>> BEGIN Material provided

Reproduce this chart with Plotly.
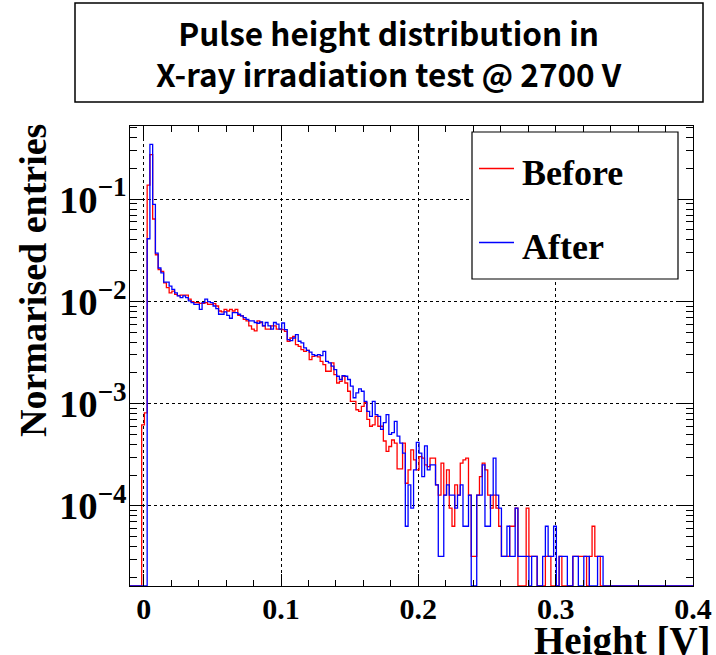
import numpy as np
import plotly.graph_objects as go

# ---------------- data ----------------
bin_width = 0.002
first_edge = -0.0015          # low edge of first listed bin [V]
x_min, x_max = -0.01, 0.40
y_min, y_max = 1.64e-5, 0.52

before = [
    6.2e-4, 8.1e-4, 0.137, 0.273, 0.064, 0.0286, 0.0205, 0.0197, 0.0152, 0.0136,
    0.0121, 0.0126, 0.0117, 0.0114, 0.0115, 0.0115, 0.0115, 0.0105, 0.00993, 0.0097,
    0.0097, 0.00957, 0.00957, 0.0097, 0.00935, 0.00935, 0.00949, 0.00901, 0.00805, 0.00788,
    0.00836, 0.00805, 0.00836, 0.00805, 0.00836, 0.00731, 0.00721, 0.00668, 0.00644, 0.00576,
    0.00535, 0.00515, 0.00644, 0.00621, 0.00576, 0.00535, 0.00535, 0.00576, 0.00576, 0.00535,
    0.00535, 0.00528, 0.00509, 0.00407, 0.00438, 0.00455, 0.00378, 0.00363, 0.00337, 0.00324,
    0.00332, 0.00269, 0.0029, 0.00294, 0.00286, 0.00259, 0.0024, 0.00207, 0.00207, 0.0025,
    0.00192, 0.00159, 0.00165, 0.00185, 0.00159, 0.00132, 0.00105, 0.00105, 0.00087, 0.00084,
    0.00094, 0.00102, 0.0007, 0.0006, 0.00062, 0.00075, 0.0006, 0.0006, 0.00043, 0.00034,
    0.00038, 0.00044, 0.00041, 0.00023, 0.00023, 0.00041, 1.66e-4, 2.24e-4, 3.53e-4, 2.81e-4,
    2.24e-4, 3.03e-4, 2.92e-4, 2.51e-4, 2.42e-4, 2.92e-4, 2.92e-4, 1.6e-4, 1.27e-4, 2.61e-4,
    1.27e-4, 2.24e-4, 9.5e-5, 6.3e-5, 1.6e-4, 1.27e-4, 2.61e-4, 2.81e-4, 2.92e-4, 1.27e-4,
    3.2e-5, 3.2e-5, 1.27e-4, 1.93e-4, 2.61e-4, 2.24e-4, 1.27e-4, 9.5e-5, 1.27e-4, 9.5e-5,
    6.3e-5, 3.2e-5, 3.2e-5, 3.2e-5, 6.3e-5, 6.3e-5, 9.5e-5, 0, 0, 0,
    9.5e-5, 3.2e-5, 3.2e-5, 3.2e-5, 0, 0, 0, 3.2e-5, 3.2e-5, 0,
    0, 0, 3.2e-5, 0, 0, 0, 0, 3.2e-5, 3.2e-5, 3.2e-5,
    3.2e-5, 3.2e-5, 0, 3.2e-5, 6.3e-5, 3.2e-5, 3.2e-5, 0,
]

after = [
    0, 0, 0.041, 0.343, 0.089, 0.0297, 0.0212, 0.0190, 0.0154, 0.0154,
    0.0141, 0.0131, 0.0121, 0.0113, 0.0109, 0.0113, 0.0109, 0.0101, 0.0097, 0.00935,
    0.00935, 0.00836, 0.0097, 0.0105, 0.00993, 0.0097, 0.00901, 0.00849, 0.00748, 0.00748,
    0.00788, 0.00731, 0.00684, 0.00776, 0.00776, 0.00748, 0.00721, 0.00694, 0.00668, 0.00644,
    0.00644, 0.00621, 0.00611, 0.0063, 0.00576, 0.00621, 0.00576, 0.00535, 0.00621, 0.00598,
    0.00535, 0.00614, 0.00528, 0.00422, 0.00413, 0.00438, 0.00472, 0.00407, 0.00392, 0.0035,
    0.00332, 0.00318, 0.00301, 0.00294, 0.00301, 0.00294, 0.00324, 0.00259, 0.0025, 0.00232,
    0.00215, 0.00185, 0.00172, 0.00188, 0.00185, 0.00172, 0.00148, 0.00114, 0.00127, 0.00139,
    0.00132, 0.00105, 0.00084, 0.00075, 0.00105, 0.00078, 0.00075, 0.00056, 0.00065, 0.00078,
    0.0005, 0.00052, 0.00067, 0.00048, 0.00041, 3.27e-4, 6.3e-5, 1.6e-4, 9.5e-5, 2.24e-4,
    4.17e-4, 3.27e-4, 1.93e-4, 3.86e-4, 2.24e-4, 2.51e-4, 2.51e-4, 1.6e-4, 3.2e-5, 3.2e-5,
    1.27e-4, 1.6e-4, 1.27e-4, 1.27e-4, 9.5e-5, 1.27e-4, 1.6e-4, 6.3e-5, 6.3e-5, 1.27e-4,
    0, 0, 1.27e-4, 1.27e-4, 2.51e-4, 6.3e-5, 6.3e-5, 1.27e-4, 2.92e-4, 1.27e-4,
    9.5e-5, 3.2e-5, 3.2e-5, 6.3e-5, 3.2e-5, 3.2e-5, 9.5e-5, 3.2e-5, 3.2e-5, 3.2e-5,
    3.2e-5, 0, 3.2e-5, 3.2e-5, 0, 0, 3.2e-5, 6.3e-5, 3.2e-5, 3.2e-5,
    6.3e-5, 0, 3.2e-5, 3.2e-5, 3.2e-5, 0, 0, 3.2e-5, 3.2e-5, 0,
    0, 3.2e-5, 3.2e-5, 0, 0, 0, 3.2e-5, 3.2e-5,
]

series_names = ["Before", "After"]
series_colors = ["#ff0000", "#0000ff"]

# ---------------- histogram step builder ----------------
def step_xy(values):
    v = np.asarray(values, dtype=float)
    n_pre = int(np.ceil((first_edge - x_min) / bin_width)) + 1
    n_post = int(np.ceil((x_max - (first_edge + len(v) * bin_width)) / bin_width)) + 1
    v = np.concatenate([np.zeros(n_pre), v, np.zeros(n_post)])
    edges = first_edge + bin_width * (np.arange(len(v) + 1) - n_pre)
    v = np.where(v > 0, v, y_min)  # empty bins drawn at the axis floor (ROOT style)
    xs = edges
    ys = np.append(v, v[-1])
    return xs, ys

fig = go.Figure()
for vals, name, col in zip([before, after], series_names, series_colors):
    xs, ys = step_xy(vals)
    fig.add_trace(go.Scatter(x=xs, y=ys, mode="lines", line=dict(color=col, width=1.3, shape="hv"),
                             name=name, showlegend=False, hoverinfo="skip"))

# ---------------- layout ----------------
W, H = 716, 655
L, R, T, B = 130, 693, 126, 586
def px_x(p):
    return (p - L) / (R - L)
def px_y(p):
    return (B - p) / (B - T)

serif = "Liberation Serif"
fig.update_layout(
    width=W, height=H,
    margin=dict(l=L, r=W - R, t=T, b=H - B, pad=0, autoexpand=False),
    paper_bgcolor="white", plot_bgcolor="white",
    showlegend=False,
)
fig.update_xaxes(
    range=[x_min, x_max], tick0=0, dtick=0.1, automargin=False,
    ticks="inside", ticklen=12, tickwidth=1, tickcolor="black", ticklabelstandoff=-4,
    minor=dict(ticks="inside", ticklen=6, dtick=0.02, tick0=0, tickcolor="black", showgrid=False),
    showline=True, linecolor="black", linewidth=1.2, mirror="allticks",
    showgrid=True, gridcolor="black", griddash="dot", gridwidth=1,
    zeroline=False,
    tickfont=dict(family=serif, size=30, color="black", weight="bold"),
)
fig.update_yaxes(
    type="log", range=[np.log10(y_min), np.log10(y_max)], dtick=1, automargin=False,
    exponentformat="power", ticklabelstandoff=-4,
    ticks="inside", ticklen=15, tickwidth=1, tickcolor="black",
    minor=dict(ticks="inside", ticklen=7, dtick="D1", tickcolor="black", showgrid=False),
    showline=True, linecolor="black", linewidth=1.2, mirror="allticks",
    showgrid=True, gridcolor="black", griddash="dot", gridwidth=1,
    zeroline=False,
    tickfont=dict(family=serif, size=31, color="black", weight="bold"),
)

# title box
fig.add_shape(type="rect", xref="paper", yref="paper",
              x0=px_x(75), x1=px_x(703), y0=px_y(102), y1=px_y(3),
              line=dict(color="black", width=1.5), fillcolor="white", layer="above")
fig.add_annotation(xref="paper", yref="paper", x=px_x(389), y=px_y(53),
                   text="Pulse height distribution in<br>X-ray irradiation test @ 2700 V",
                   showarrow=False, xanchor="center", yanchor="middle", align="center",
                   font=dict(family="Noto Sans CJK JP", size=31.5, color="black", weight="bold"))

# axis titles
fig.add_annotation(xref="paper", yref="paper", x=px_x(713), y=px_y(641),
                   text="Height [V]", showarrow=False, xanchor="right", yanchor="middle",
                   font=dict(family=serif, size=39, color="black", weight="bold"))
fig.add_annotation(xref="paper", yref="paper", x=px_x(33), y=px_y(281),
                   text="Normarised entries", showarrow=False, textangle=-90,
                   xanchor="center", yanchor="middle",
                   font=dict(family=serif, size=38, color="black", weight="bold"))

# legend box
fig.add_shape(type="rect", xref="paper", yref="paper",
              x0=px_x(472), x1=px_x(678), y0=px_y(279), y1=px_y(132),
              line=dict(color="black", width=1.2), fillcolor="white", layer="above")
for name, col, yc in zip(series_names, series_colors, [168.5, 242.5]):
    fig.add_shape(type="line", xref="paper", yref="paper",
                  x0=px_x(479), x1=px_x(514), y0=px_y(yc), y1=px_y(yc),
                  line=dict(color=col, width=1.3), layer="above")
    fig.add_annotation(xref="paper", yref="paper", x=px_x(520), y=px_y(yc + 4),
                       text=name, showarrow=False, xanchor="left", yanchor="middle",
                       font=dict(family=serif, size=36, color="black", weight="bold"))

fig.write_html("out.html")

>> END Material provided

What is needed: Leave out the pictures and restate, word for word, the lines from the top of the data through the line containing "y_min, y_max = 1.64e-5, 0.52", both included.

Result of the exercise:
Reproduce this chart with Plotly.
import numpy as np
import plotly.graph_objects as go

# ---------------- data ----------------
bin_width = 0.002
first_edge = -0.0015          # low edge of first listed bin [V]
x_min, x_max = -0.01, 0.40
y_min, y_max = 1.64e-5, 0.52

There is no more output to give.